Os profissionais de saúde devem estar atentos, ao atender
adolescentes, às dificuldades mais comuns que estes podem apresentar na área da
sexualidade, já que a adolescência é a etapa da vida em que as manifestações
sexuais se intensificam e a identidade sexual se reafirma. Às vezes, numa
primeira consulta, os adolescentes não conseguem se abrir e fazer confidências,
mas é importante que eles percebam que há espaço para tal.
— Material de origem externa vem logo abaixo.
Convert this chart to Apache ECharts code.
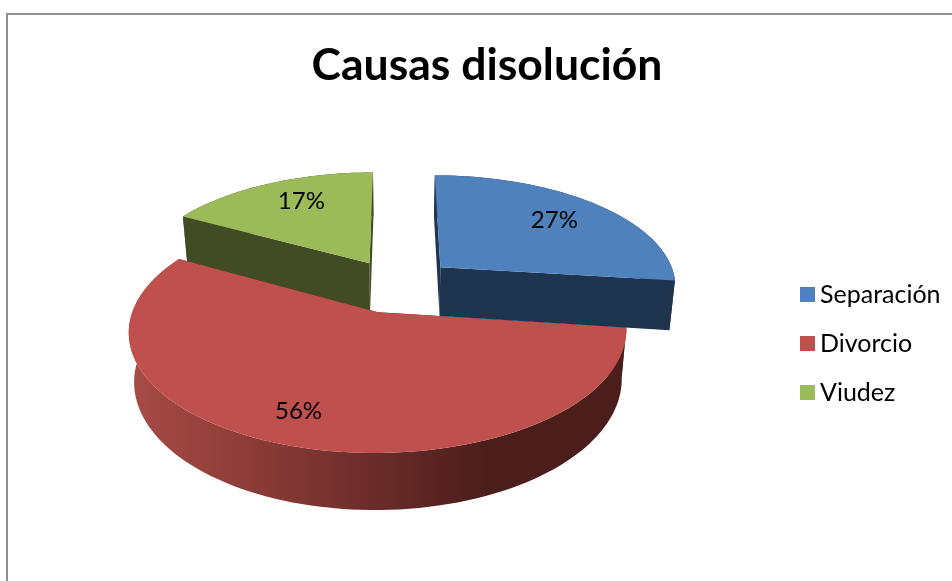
<!DOCTYPE html>
<html>
<head>
<meta charset="utf-8">
<style>
    html, body { margin: 0; padding: 0; background: #fff; }
    #chart { width: 952px; height: 581px; }
</style>
<script src="https://cdn.jsdelivr.net/npm/echarts@6/dist/echarts.min.js"></script>
</head>
<body>
<div id="chart"></div>
<script>
// datos
const categories = ['Separación', 'Divorcio', 'Viudez'];
const values = [27, 56, 17];

// colores
const topColors = ['#4f81bd', '#c0504d', '#9bbb59'];
const wallColors = ['#1f344f', '#4b1e1c', '#414c24'];

// orden de pintado (atras -> adelante), separacion, grosor de cada porcion y etiqueta
const drawOrder = [3, 2, 1];
const explode = [0.25, 0.25, 0.235];
const depth = [50, 46.5, 51];
const labelRadius = [0.7, 0.8, 0.7];
const labelShift = [[3, -1], [-8, -4], [5, -4]];

// proyeccion del plano de la tarta
const cx = 397, cy = 285;
const radX = 237, radY = 110.5;
const persp = 0.15;
const depthShrink = 0.02;

const total = values.reduce((a, b) => a + b, 0);

function project(px, py, z) {
    const d = 1 - persp * py;
    return [
        cx + radX * px * (1 - depthShrink * (z ? 1 : 0)) / d,
        cy + (radY * py + z) / d
    ];
}

// punto de una porcion desplazada (angulo desde las 12, horario)
function slicePoint(off, t, r, z) {
    return project(off[0] + Math.sin(t) * r, off[1] - Math.cos(t) * r, z);
}

function arcPoints(off, a0, a1, z) {
    let pts = [];
    let n = Math.max(2, Math.ceil((a1 - a0) / (Math.PI / 90)));
    for (let i = 0; i <= n; i++) {
        pts.push(slicePoint(off, a0 + (a1 - a0) * i / n, 1, z));
    }
    return pts;
}

function renderSlice(index) {
    return function (params, api) {
        let before = 0;
        for (let i = 0; i < index; i++) before += values[i];
        const a0 = before / total * Math.PI * 2;
        const a1 = (before + api.value(0)) / total * Math.PI * 2;
        const mid = (a0 + a1) / 2;
        const off = [Math.sin(mid) * explode[index], -Math.cos(mid) * explode[index]];

        const topArc = arcPoints(off, a0, a1, 0);
        const lowArc = arcPoints(off, a0, a1, depth[index]);
        const apexTop = project(off[0], off[1], 0);
        const apexLow = project(off[0], off[1], depth[index]);

        // la pared exterior de Divorcio lleva degradado, las otras son planas
        let wallFill = wallColors[index];
        if (index === 1) {
            wallFill = new echarts.graphic.LinearGradient(0, 0, 1, 0, [
                { offset: 0, color: '#a84b47' },
                { offset: 0.35, color: '#7f3532' },
                { offset: 0.72, color: '#4b1e1c' },
                { offset: 1, color: '#4b1e1c' }
            ]);
        }

        const labelPos = slicePoint(off, mid, labelRadius[index], 0);
        return {
            type: 'group',
            children: [
                { type: 'polygon', shape: { points: topArc.concat(lowArc.slice().reverse()) }, style: { fill: wallFill } },
                { type: 'polygon', shape: { points: [apexTop, topArc[0], lowArc[0], apexLow] }, style: { fill: wallColors[index] } },
                { type: 'polygon', shape: { points: [apexTop, topArc[topArc.length - 1], lowArc[lowArc.length - 1], apexLow] }, style: { fill: wallColors[index] } },
                { type: 'polygon', shape: { points: [apexTop].concat(topArc) }, style: { fill: topColors[index] } },
                {
                    type: 'text',
                    z2: 10,
                    style: {
                        text: Math.round(api.value(0) / total * 100) + '%',
                        x: labelPos[0] + labelShift[index][0],
                        y: labelPos[1] + labelShift[index][1],
                        align: 'center',
                        verticalAlign: 'middle',
                        font: '24px Lato',
                        fill: '#000'
                    }
                }
            ]
        };
    };
}

let chart = echarts.init(document.getElementById('chart'), null, { renderer: 'canvas' });
chart.setOption({
    animation: false,
    backgroundColor: '#fff',
    color: topColors,
    title: {
        text: 'Causas disolución',
        left: 482,
        top: 38,
        textAlign: 'center',
        textStyle: { fontFamily: 'Lato', fontWeight: 'bold', fontSize: 44.5, color: '#000' }
    },
    legend: {
        orient: 'vertical',
        left: 795,
        top: 277,
        icon: 'rect',
        itemWidth: 15,
        itemHeight: 15,
        itemGap: 24,
        selectedMode: false,
        data: categories,
        textStyle: { fontFamily: 'Lato', fontSize: 25, color: '#000', padding: [0, 0, 0, 0] }
    },
    graphic: [{
        type: 'rect',
        silent: true,
        z: -1,
        shape: { x: 7, y: 14, width: 970, height: 600 },
        style: { fill: 'none', stroke: '#8e8e8e', lineWidth: 2 }
    }],
    series: categories.map((name, i) => ({
        type: 'custom',
        name: name,
        coordinateSystem: 'none',
        silent: true,
        z: drawOrder[i],
        renderItem: renderSlice(i),
        data: [[values[i]]]
    }))
});
</script>
</body>
</html>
Os problemas médicos principais do adolescente homossexual
masculino são as doenças sexualmente transmissíveis, os traumas do coito e os
problemas psicossociais relacionados aos desajustes da identidade homossexual
como a depressão, isolamento social,
baixa auto-estima, abuso de drogas. Recomenda-se um exame físico cuidadoso da
região genital, anal, pele, gânglios, garganta. O estado de imunização também
deve ser averiguado.
O adolescente e sua família precisam ser acolhidos em suas
dúvidas. A empatia e a busca da maior neutralidade possível em seu atendimento
viabilizam que ele fale sobre suas questões sexuais. Espera-se com esta
abordagem auxiliá-lo a ser sujeito de seus próprios desejos, ao invés de mero
objeto, joguete dos desejos e roteiros sexuais alheios e que se proteja dos
riscos inerentes à sua prática sexual (Paiva, 1996). Informações sobre a homossexualidade
e o caráter não patológico da mesma podem ser benéficas. Aos adolescentes
homossexuais que se rebelam contra a sua orientação sexual, pode-se indicar um
tratamento psíquico.
A experiência da Clínica da Sexualidade–CLINISSEX, do Núcleo
de Estudos da Saúde do Adolescente da Universidade Estadual do Rio de Janeiro –
NESA-UERJ - mostra-nos que os adolescentes de maior risco são os do sexo
masculino com experiências homossexuais (Taquette, 2002). Eles geralmente
procuram atendimento devido a doenças sexualmente transmissíveis e nem sempre
revelam, na primeira consulta, sua prática homossexual. Alguns apresentam
sinais e sintomas característicos de relações sexuais anais e mesmo assim as
negam. Alguns têm dúvida quanto à orientação sexual, sentem-se atraídos tanto
por homens como por mulheres. Outros expõem toda a dor de serem humilhados e
rejeitados pela família e amigos.
Em resumo, vale a pena lembrar que a homossexualidade, tanto
do ponto de vista médico como psicológico, não constitui uma doença, distúrbio
ou perversão. Ela já foi considerada uma doença antes do último código
internacional de doenças (CID-10), quando daí foi retirada. O Conselho Federal
de Psicologia publicou resolução em 22 de março de 1999, que estabelece normas
de atuação para os psicólogos em relação à questão da orientação sexual. Esta
resolução considera que a homossexualidade não constitui uma doença, distúrbio
nem perversão e resolve que os psicólogos devem contribuir, com seu
conhecimento, para uma reflexão sobre o preconceito e o desaparecimento de
discriminações e estigmatizações contra aqueles que apresentam comportamentos
ou práticas homoeróticas. Quanto à psicanálise, como já pudemos constatar, o
prazer não se inscreve apenas numa referência biológica, sujeitando-se inteiramente
às complicações do psiquismo. A ética psicanalítica se constrói num espaço
singular de escuta que deve permitir, a todo sujeito, aproximar-se o máximo
possível de seu desejo, seja ele qual for, inclusive um desejo homossexual.